El Número 15 cierra la caja. Se desplaza hasta el centro de la alfombra. Hace un recuento del Reguetonazo. Cuenta la historia como si él hubiera sido el protagonista que usó un muñeco de cuerda. Las piernas del adulto se cruzan. El anfitrión termina su versión de la historia y empieza a comentar «nuestro» próximo plan, que simple y llanamente consiste en tirotear la fachada del colegio. «¡Qué muchacho este!», deplora la voz, mientras zarandea una de las piernas, «perdiendo el tiempo, buscándose un problema por una niñada». «Tú quedaste de prestarme una pistola», le recuerda al adulto. «¡Qué muchacho este!», reitera con indulgencia la voz.
El anfitrión sigue armando «nuestro» plan. Las imágenes de la pantalla cada vez me caen peor. Las mujeres tienen ahora el pelo y el maquillaje desarreglados. Le pido que ponga otra vaina en la pantalla, pero no me presta atención. Está empecinado en el jodido plan. Tras retomar los elementos, establece que yo seré el gatillero. Él se encargará de suministrarme un carro con chofer y la pistola.

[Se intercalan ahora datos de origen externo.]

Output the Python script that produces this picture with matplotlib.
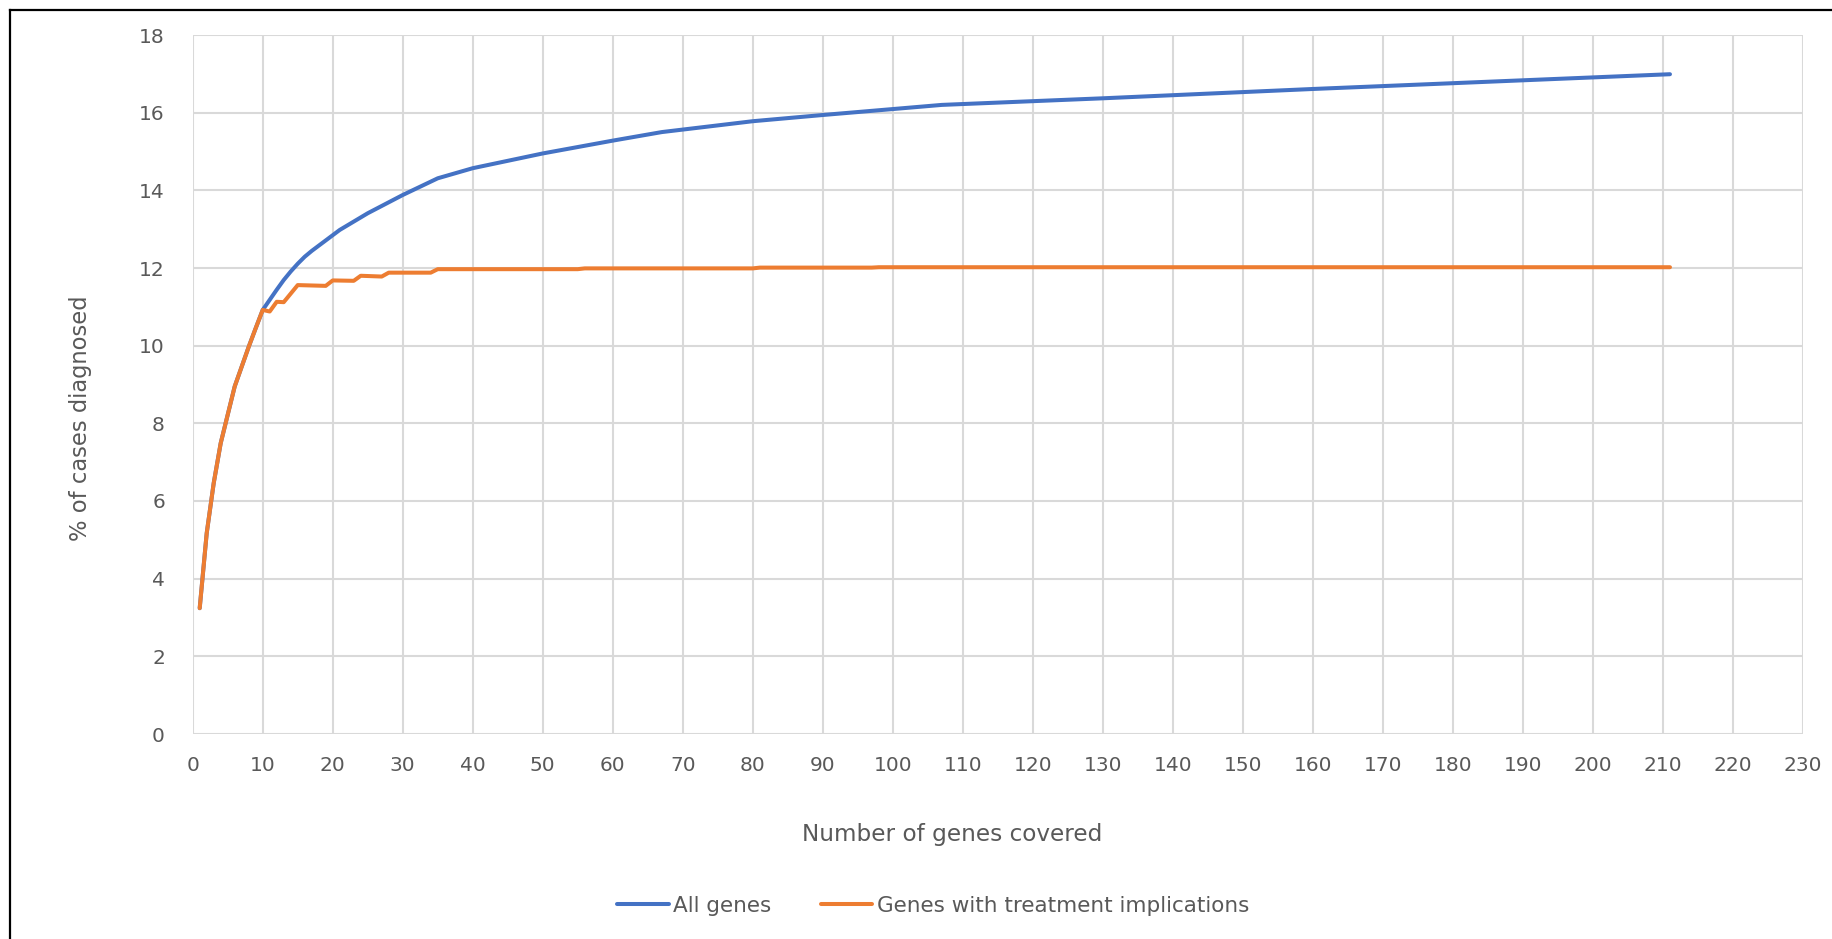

«¿Qué opinas?», me aborda seriamente. Las piernas del adulto quedan inmóviles, como a la expectativa. «Que no», le respondo. Me pregunta otra vez y otra vez. Mi decisión es la misma. Las piernas recuperan su balanceo. El Número 15 se pone a tirar maldiciones. Grita unas malapalabras que hacen eco por toda la casa. Pero no logrará que cambie de opinión. Me parece un plan estúpido. «¿Por qué no agarras la maldita pistola y lo haces tú mismo?», le digo. Me observa con el desprecio de costumbre. Me doy cuenta de que es su manera habitual de observar a la gente.
«¿Cuál es el biberón? ¿Hacer unos malditos tiros con una pistola?», interviene Lacacho. En sus ojos hay un odio profundo. «¿Tú te atreves a hacerlo?», le reta el anfitrión. Las piernas del adulto detienen el balanceo. «Le vacío el peine de la pistola a quien sea», afirma con determinación. Las piernas se descruzan y se apoyan con firmeza en el piso. «¿Y qué más te atreverías a hacer?», inquiere la voz del adulto. «Explotar las ventanas del colegio...». «Olvídate de esa niñada del colegio... ¿Qué te atreverías a hacer? ¿Participarías en un asalto? ¿Le darías un par de tiros a alguien?». Lacacho aprueba con decisión. «¿Te gusta el dinero?», pregunta ahora con un tono tentador. «¡Más que el diablo!», le tira mi amigo. «¡Qué muchacho este!», reitera la voz con indulgencia.